Les interprètes-créateurs Louise Gamain, Mathieu Hérard, Marie-Maxime Ross, Madeleine Bellefeuille et Elisa Barrat. (Photo courtoisie – Justine Bellefeuille)
Le projet Slow Re[Wind] se déploiera en trois grandes parties. La première consistait en cette série de portes ouvertes sur le processus de recherche et d’exploration créative. Pour ce qui est de la deuxième partie, Marie-Ève Lafontaine souhaite développer un projet en collaboration avec une école secondaire où les programmes d’art sont absents. Dans le cadre de son troisième volet, l’artiste cherche à construire une activité auprès des 50 ans et plus.
« Mon objectif est de couvrir large sur le territoire. Je ne voulais pas juste le faire à une place, alors le projet se promène. Le premier volet se termine à Saint-Mathieu. L’école secondaire, ce sera du côté de Trois-Rivières. Pour le volet auprès des 50 ans et plus, ce sera davantage à Shawinigan. Au début du projet, je me disais que ce serait une création nomade à travers la Mauricie. J’ai vraiment l’impression que je viens de la Mauricie et non d’une seule ville ».
Marie-Ève Lafontaine avait à cœur de travailler avec des artistes en danse de la relève. Louise Gamain, Mathieu Hérard, Marie-Maxime Ross, Madeleine Bellefeuille, Elisa Barrat et Justine Bellefeuille, comme assistante à la création, constituent son équipe. « J’ai fait exprès de prendre des artistes de la relève pour leur faire voir la région, puis, tranquillement, les amener de façon de plus en plus récurrente ici pour qu’à moyen ou long terme, il y en ait qui veulent rester, puis qu’il y ait du travail ici. Ça, c’est un de mes objectifs aussi: générer de l’emploi ».
Une démarche distinctive
La prémisse du projet Slow Re[Wind] se distingue dans la mesure qu’elle est inconnue des interprètes et du public. « Les interprètes ne sont pas au courant. Mon point de départ est directement collé sur moi. Il part de moi, de mon vécu, mais j’ai fait le choix de ne pas leur dire pour qu’ils ne se restreignent pas à essayer de chercher dans une seule direction. C’est tout là mon défi : les amener à créer ou générer des états ou du mouvement sans trop qu’ils s’en rendent compte », soulève l’artiste.

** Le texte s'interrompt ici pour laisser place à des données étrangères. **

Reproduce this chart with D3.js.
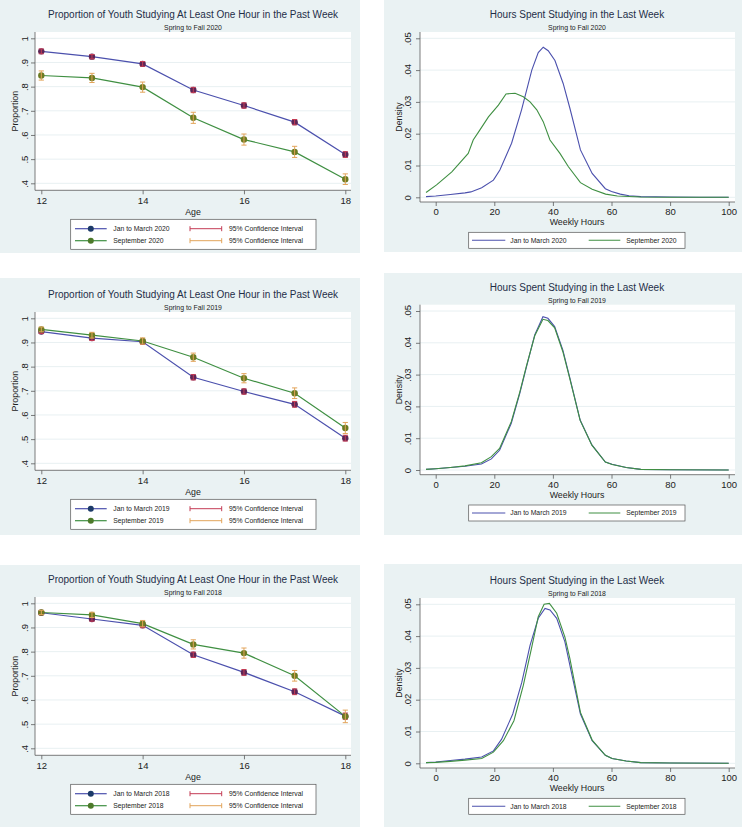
<!DOCTYPE html>
<html><head><meta charset="utf-8">
<script src="https://cdn.jsdelivr.net/npm/d3@7"></script>
<style>
body{margin:0;background:#fff}
text{font-family:"Liberation Sans",Arial,Helvetica,sans-serif}
</style>
</head><body>
<svg id="c" width="745" height="827"></svg>
<script>
// ---------- DATA ----------
const ages = [12,13,14,15,16,17,18];
const ageTicks = [12,14,16,18];
const propTicks = [0.4,0.5,0.6,0.7,0.8,0.9,1];
const propTickLabels = [".4",".5",".6",".7",".8",".9","1"];
const hourTicks = [0,20,40,60,80,100];
const densTicks = [0,0.01,0.02,0.03,0.04,0.05];
const densTickLabels = ["0",".01",".02",".03",".04",".05"];
const years = ["2020","2019","2018"];

const janProp2020 = [0.946,0.924,0.894,0.786,0.722,0.653,0.519];
const janCi2020   = [0.010,0.009,0.010,0.011,0.011,0.011,0.012];
const sepProp2020 = [0.846,0.836,0.798,0.671,0.581,0.530,0.417];
const sepCi2020   = [0.019,0.019,0.021,0.023,0.023,0.023,0.022];

const janProp2019 = [0.945,0.918,0.903,0.756,0.697,0.644,0.504];
const janCi2019   = [0.008,0.010,0.010,0.011,0.011,0.012,0.012];
const sepProp2019 = [0.954,0.930,0.906,0.839,0.752,0.690,0.546];
const sepCi2019   = [0.010,0.012,0.013,0.017,0.019,0.022,0.023];

const janProp2018 = [0.961,0.935,0.909,0.787,0.714,0.634,0.533];
const janCi2018   = [0.008,0.009,0.010,0.011,0.012,0.012,0.013];
const sepProp2018 = [0.962,0.952,0.916,0.830,0.794,0.700,0.532];
const sepCi2018   = [0.009,0.011,0.013,0.019,0.021,0.022,0.026];

const hoursJan2020 = [-3.3,0,5,10,12,15.7,19.7,21.9,25.9,29.3,32.8,35.0,36.7,38.4,40.7,43.5,45.8,49.4,53.4,57.9,60,63,66,70,80,90,100];
const densJan2020  = [.0002,.0004,.0009,.0014,.0017,.0030,.0054,.0086,.0170,.0275,.0400,.0455,.0472,.0461,.0430,.0358,.0280,.0149,.0075,.0027,.0018,.0010,.0005,.0002,.0001,0,0];
const hoursSep2020 = [-3.3,0.3,5.5,11.1,12.8,15.1,18,21.4,24,27.1,29.9,32.2,34.5,36.7,39,42.4,45.3,49.4,53.4,58,62,70,80,100];
const densSep2020  = [.0015,.0039,.0080,.0138,.0180,.0212,.0253,.0290,.0325,.0327,.0316,.0300,.0275,.0238,.0180,.0138,.0096,.0046,.0025,.0010,.0004,.0001,0,0];

const hoursJan2019 = [-3.3,0,5,10,15.6,19,21.8,25.8,28.7,31,33.8,36.6,38.3,40.6,43.4,45.7,49.3,53.3,57.9,60.2,65,70,80,100];
const densJan2019  = [.0002,.0004,.0008,.0012,.0019,.0035,.0062,.0147,.0241,.0325,.0425,.0482,.0477,.0451,.0377,.0293,.0157,.0079,.0025,.0018,.0008,.0002,.0001,0];
const hoursSep2019 = [-3.3,0,5,10,15.6,19,21.8,25.8,28.7,31,33.8,36.6,38.3,40.6,43.4,45.7,49.3,53.3,57.9,60.2,65,70,80,100];
const densSep2019  = [.0002,.0004,.0008,.0013,.0023,.0042,.0068,.0152,.0245,.0328,.0422,.0474,.0470,.0447,.0372,.0290,.0156,.0078,.0025,.0017,.0008,.0002,.0001,0];

const hoursJan2018 = [-3.3,0,5,10,15.7,19.7,22.5,26.3,29.4,32.2,35,37.3,39,41.3,44.1,45.8,49.4,53.4,57.9,60.2,65,70,80,100];
const densJan2018  = [.0002,.0004,.0009,.0013,.0020,.0039,.0076,.0155,.0255,.0371,.0456,.0487,.0482,.0456,.0382,.0308,.0155,.0071,.0025,.0015,.0007,.0002,.0001,0];
const hoursSep2018 = [-3.3,0,5,10,15.7,19.7,23.1,26.7,29.9,32.8,35,37,38.8,41.3,44.1,45.8,49.4,53.4,57.9,60.2,65,70,80,100];
const densSep2018  = [.0002,.0003,.0006,.0010,.0015,.0035,.0071,.0134,.0245,.0366,.0461,.0500,.0503,.0472,.0397,.0329,.0160,.0073,.0025,.0015,.0007,.0002,.0001,0];

// ---------- STYLE ----------
const BG = "#eaf2f3";
const GRID = "#e8f0f2";
const AXIS = "#5a5a5a";
const TXT = "#222";
const TITLE = "#1e2e48";
const JAN_LINE = "#4b50ad";
const SEP_LINE = "#3f8f42";
const JAN_MARK = "#5c2656";
const SEP_MARK = "#6c7b22";
const JAN_LEG_MARK = "#1c3a68";
const SEP_LEG_MARK = "#4d7a2a";
const JAN_CI = "#c43c55";
const SEP_CI = "#e2a45a";

const svg = d3.select("#c");

function styleAxis(g){
  g.select(".domain").remove();
  g.selectAll(".tick line").attr("stroke",AXIS).attr("stroke-width",0.8);
  g.selectAll(".tick text").attr("fill",TXT).style("font-size","9.5px");
}

function leftPanel(bgTop,bgBot,base,yr,jan,janCi,sep,sepCi){
  const g = svg.append("g");
  g.append("rect").attr("x",0).attr("y",bgTop).attr("width",360).attr("height",bgBot-bgTop).attr("fill",BG);
  const px0=35, px1=351, py0=base-6.3, py1=base+152;
  g.append("rect").attr("x",px0).attr("y",py0).attr("width",px1-px0).attr("height",py1-py0).attr("fill","#fff");
  const x = d3.scaleLinear().domain([12,18]).range([41.3,345.3]);
  const y = d3.scaleLinear().domain([0.4,1]).range([base+145,base]);
  // grid
  g.selectAll(".gr").data(propTicks).join("line")
    .attr("x1",px0).attr("x2",px1).attr("y1",d=>y(d)).attr("y2",d=>y(d))
    .attr("stroke",GRID).attr("stroke-width",1);
  // axes lines
  g.append("line").attr("x1",px0).attr("x2",px0).attr("y1",py0).attr("y2",py1).attr("stroke",AXIS).attr("stroke-width",0.8);
  g.append("line").attr("x1",px0).attr("x2",px1).attr("y1",py1).attr("y2",py1).attr("stroke",AXIS).attr("stroke-width",0.8);
  const ya = g.append("g").attr("transform",`translate(${px0},0)`)
    .call(d3.axisLeft(y).tickValues(propTicks).tickFormat((d,i)=>propTickLabels[i]).tickSize(4));
  styleAxis(ya);
  ya.selectAll(".tick text").attr("transform","rotate(-90)").attr("x",0).attr("y",-6.6).attr("dy",0).attr("text-anchor","middle");
  const xa = g.append("g").attr("transform",`translate(0,${py1})`)
    .call(d3.axisBottom(x).tickValues(ageTicks).tickFormat(d3.format("d")).tickSize(4));
  styleAxis(xa);
  xa.selectAll(".tick text").attr("y",13.4).attr("dy",0);
  // titles
  g.append("text").attr("x",193).attr("y",base-20).attr("text-anchor","middle").attr("fill",TITLE).style("font-size","10px")
    .text("Proportion of Youth Studying At Least One Hour in the Past Week");
  g.append("text").attr("x",193).attr("y",base-7.9).attr("text-anchor","middle").attr("fill",TXT).style("font-size","6.9px")
    .text("Spring to Fall "+yr);
  g.append("text").attr("x",193).attr("y",py1+24.2).attr("text-anchor","middle").attr("fill",TXT).style("font-size","8.8px").text("Age");
  g.append("text").attr("transform",`translate(18.2,${(py0+py1)/2}) rotate(-90)`).attr("text-anchor","middle").attr("fill",TXT).style("font-size","8.8px").text("Proportion");
  // series
  const line = d3.line().x((d,i)=>x(ages[i])).y(d=>y(d));
  [[jan,janCi,JAN_LINE,JAN_MARK,JAN_CI],[sep,sepCi,SEP_LINE,SEP_MARK,SEP_CI]].forEach(([vals,ci,lc,mc,cc])=>{
    g.append("path").datum(vals).attr("d",line).attr("fill","none").attr("stroke",lc).attr("stroke-width",1.2);
  });
  [[jan,janCi,JAN_LINE,JAN_MARK,JAN_CI],[sep,sepCi,SEP_LINE,SEP_MARK,SEP_CI]].forEach(([vals,ci,lc,mc,cc])=>{
    g.selectAll(null).data(vals).join("circle").attr("cx",(d,i)=>x(ages[i])).attr("cy",d=>y(d)).attr("r",3.2).attr("fill",mc);
    const cg = g.append("g").attr("stroke",cc).attr("stroke-width",1).attr("fill","none");
    vals.forEach((v,i)=>{
      const cx=x(ages[i]), t=y(v+ci[i]), b=y(v-ci[i]);
      cg.append("line").attr("x1",cx).attr("x2",cx).attr("y1",t).attr("y2",b);
      cg.append("line").attr("x1",cx-2.6).attr("x2",cx+2.6).attr("y1",t).attr("y2",t);
      cg.append("line").attr("x1",cx-2.6).attr("x2",cx+2.6).attr("y1",b).attr("y2",b);
    });
  });
  // legend
  const lt=base+181, lb=base+211, r1=base+190.4, r2=base+202.4;
  g.append("rect").attr("x",70.7).attr("y",lt).attr("width",316-70.7).attr("height",lb-lt).attr("fill","#fff").attr("stroke","#555").attr("stroke-width",0.7);
  [[r1,JAN_LINE,JAN_LEG_MARK,JAN_CI,"Jan to March "+yr],[r2,SEP_LINE,SEP_LEG_MARK,SEP_CI,"September "+yr]].forEach(([ry,lc,mc,cc,lab])=>{
    g.append("line").attr("x1",75).attr("x2",106.7).attr("y1",ry).attr("y2",ry).attr("stroke",lc).attr("stroke-width",1.2);
    g.append("circle").attr("cx",90.8).attr("cy",ry).attr("r",3).attr("fill",mc);
    g.append("text").attr("x",113.3).attr("y",ry+2.4).attr("fill",TXT).style("font-size","6.8px").text(lab);
    g.append("line").attr("x1",190).attr("x2",221.7).attr("y1",ry).attr("y2",ry).attr("stroke",cc).attr("stroke-width",1);
    g.append("line").attr("x1",190).attr("x2",190).attr("y1",ry-2.5).attr("y2",ry+2.5).attr("stroke",cc).attr("stroke-width",1);
    g.append("line").attr("x1",221.7).attr("x2",221.7).attr("y1",ry-2.5).attr("y2",ry+2.5).attr("stroke",cc).attr("stroke-width",1);
    g.append("text").attr("x",229).attr("y",ry+2.4).attr("fill",TXT).style("font-size","6.8px").text("95% Confidence Interval");
  });
}

function rightPanel(bgTop,bgBot,base,yr,hJan,dJan,hSep,dSep){
  const g = svg.append("g");
  g.append("rect").attr("x",384).attr("y",bgTop).attr("width",742-384).attr("height",bgBot-bgTop).attr("fill",BG);
  const px0=420, px1=735, py0=base-6.3, py1=base+163.7;
  g.append("rect").attr("x",px0).attr("y",py0).attr("width",px1-px0).attr("height",py1-py0).attr("fill","#fff");
  const x = d3.scaleLinear().domain([0,100]).range([435.7,728.7]);
  const y = d3.scaleLinear().domain([0,0.05]).range([base+159,base]);
  g.selectAll(".gr").data(densTicks).join("line")
    .attr("x1",px0).attr("x2",px1).attr("y1",d=>y(d)).attr("y2",d=>y(d))
    .attr("stroke",GRID).attr("stroke-width",1);
  g.append("line").attr("x1",px0).attr("x2",px0).attr("y1",py0).attr("y2",py1).attr("stroke",AXIS).attr("stroke-width",0.8);
  g.append("line").attr("x1",px0).attr("x2",px1).attr("y1",py1).attr("y2",py1).attr("stroke",AXIS).attr("stroke-width",0.8);
  const ya = g.append("g").attr("transform",`translate(${px0},0)`)
    .call(d3.axisLeft(y).tickValues(densTicks).tickFormat((d,i)=>densTickLabels[i]).tickSize(4));
  styleAxis(ya);
  ya.selectAll(".tick text").attr("transform","rotate(-90)").attr("x",0).attr("y",-9.3).attr("dy",0).attr("text-anchor","middle");
  const xa = g.append("g").attr("transform",`translate(0,${py1})`)
    .call(d3.axisBottom(x).tickValues(hourTicks).tickFormat(d3.format("d")).tickSize(4));
  styleAxis(xa);
  xa.selectAll(".tick text").attr("y",13.4).attr("dy",0);
  g.append("text").attr("x",577).attr("y",base-20).attr("text-anchor","middle").attr("fill",TITLE).style("font-size","10px")
    .text("Hours Spent Studying in the Last Week");
  g.append("text").attr("x",577).attr("y",base-7.9).attr("text-anchor","middle").attr("fill",TXT).style("font-size","6.9px")
    .text("Spring to Fall "+yr);
  g.append("text").attr("x",577).attr("y",py1+23.2).attr("text-anchor","middle").attr("fill",TXT).style("font-size","8.8px").text("Weekly Hours");
  g.append("text").attr("transform",`translate(402,${(py0+py1)/2}) rotate(-90)`).attr("text-anchor","middle").attr("fill",TXT).style("font-size","8.8px").text("Density");
  const line = (hs)=>d3.line().x((d,i)=>x(hs[i])).y(d=>y(d));
  g.append("path").datum(dJan).attr("d",line(hJan)).attr("fill","none").attr("stroke",JAN_LINE).attr("stroke-width",1.1);
  g.append("path").datum(dSep).attr("d",line(hSep)).attr("fill","none").attr("stroke",SEP_LINE).attr("stroke-width",1.1);
  const lt=base+194, lb=base+210, ry=base+202;
  g.append("rect").attr("x",468.7).attr("y",lt).attr("width",685-468.7).attr("height",lb-lt).attr("fill","#fff").attr("stroke","#555").attr("stroke-width",0.7);
  g.append("line").attr("x1",472).attr("x2",505.3).attr("y1",ry).attr("y2",ry).attr("stroke",JAN_LINE).attr("stroke-width",1.1);
  g.append("text").attr("x",510.3).attr("y",ry+2.4).attr("fill",TXT).style("font-size","6.8px").text("Jan to March "+yr);
  g.append("line").attr("x1",588.7).attr("x2",620.3).attr("y1",ry).attr("y2",ry).attr("stroke",SEP_LINE).attr("stroke-width",1.1);
  g.append("text").attr("x",626.3).attr("y",ry+2.4).attr("fill",TXT).style("font-size","6.8px").text("September "+yr);
}

leftPanel(0,253,38.3,years[0],janProp2020,janCi2020,sepProp2020,sepCi2020);
leftPanel(278,535,318.3,years[1],janProp2019,janCi2019,sepProp2019,sepCi2019);
leftPanel(565,827,603.3,years[2],janProp2018,janCi2018,sepProp2018,sepCi2018);
rightPanel(0,252,38.3,years[0],hoursJan2020,densJan2020,hoursSep2020,densSep2020);
rightPanel(273,535,311,years[1],hoursJan2019,densJan2019,hoursSep2019,densSep2019);
rightPanel(564,827,604.3,years[2],hoursJan2018,densJan2018,hoursSep2018,densSep2018);
</script>
</body></html>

« Souvent, le processus, on en parle, par exemple, ça va traiter de la solitude. On dirait que comme interprète, tout de suite, tu te fais une idée de ce que c’est physiquement. Là, ils n’ont pas ça ».
La chorégraphe soutient également que le public s’interroge sur le sens et la prémisse de la performance, mais fait le choix de ne rien leur divulguer.
« Chaque fois qu’on a ouvert le studio, la question est venue : »c’est quoi? ». On dirait qu’on a besoin de se raccrocher à ça. En même temps, je leur rappelle qu’ils assistent à un début de processus. Je fais beaucoup le parallèle avec la peinture parce que pour moi c’est directement ça. C’est comme si un peintre en art abstrait montrait ses premiers coups de crayon qui va cacher probablement, ou qui va transformer. Puis au final, ce que ça va donner, c’est assez abstrait. Il n’y aura pas d’histoire reliée à ça. Ce sera aux visiteurs et aux témoins du résultat final de s’en faire une. Pour moi, ce parallèle avec la peinture est très clair ».
Marie-Ève Lafontaine. (Photo courtoisie – Frédéric Veilleux)
Le parcours en danse
Native de la Mauricie, Marie-Ève Lafontaine a fait des études à l’École de Danse contemporaine de Montréal. « Dans le fond, je viens de revenir dans la région. Je suis native d’ici, mais ça faisait déjà 22 ou 23 ans que j’étais partie. J’ai eu une carrière comme interprète et enseignante en danse à Montréal. Je pense que j’étais rendue là, d’apporter cette expertise-là dans ma région ».
En plus de ses projets comme chorégraphe, elle enseigne depuis plusieurs années à l’École de danse contemporaine de Montréal et continue d’alimenter cette fibre pour la pédagogie dans la région, notamment à la salle communautaire de Saint-Mathieu-du-Parc.